Monday, July 27, 2009

The Corvids are my people, so to speak


I heard a most excellent report on crow research this morning on Morning Edition. Robert Krulwich interviewed two crow researchers who talked about their discoveries that 1) crows can differentiate between individual people 2) when you piss them off they hold a grudge and 3) they tell all their friends that you are a jerk.

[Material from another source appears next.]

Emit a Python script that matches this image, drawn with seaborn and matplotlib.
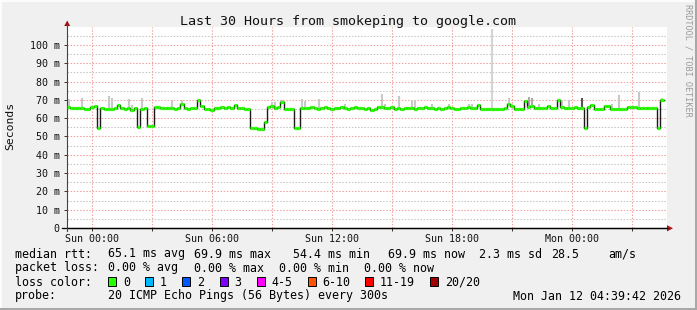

Here's what happened. Two researchers, one at U. of Washington and one at Cornell, both tagged nestling crows majorly irritating both the nestling, its parents, and all the crows around. Subsequently, both researchers were scolded and mobbed whenever they were on campus or around town. The scolding occurred even when they were several miles away from the original banding sites. Their conclusions (supported by further research) indicated that the crows recognized them as bad guys and spread the word to other crows whenever they saw them around. This message of "he's a bad guy" was then picked up by the other crows who heard it and so the knowledge was passed throughout the local crow community.

Pretty freaking cool.

One annoying thing about the story was that they made a big deal of how crows can recognize us individually but we can't tell individual crows apart. Even these two researchers who have spent their entire adult life studying crows can't tell them apart. They made all sorts of wild speculations as to why this might be. My answer? Crows are a hell of a lot less phenotypically plastic than people. The question you should be asking is why do people vary so much in appearance while crows conform to a very narrow set of physical appearances (they are ALL black, vary very little in size, etc.). Individual crows likely tell each other apart by more subtle cues of vocalization and behavior that we can't pick up on. That's my uninformed opinion anyway.

Holding a grudge and passing on what a jerk you are to others, two more ways in which crows are my people.

1 comment:

TiffAnn said...

Yep, couldn't help but think of you when I heard that story. I too thought they made too much of a deal out of how we can't tell crows apart. Duh. It was funny how they figured out that it wasn't something like plastic that the crows disliked (changed the mask from the caveman the jerk to Dick Cheney, who's like, the nice guy??). I like your retelling of the research.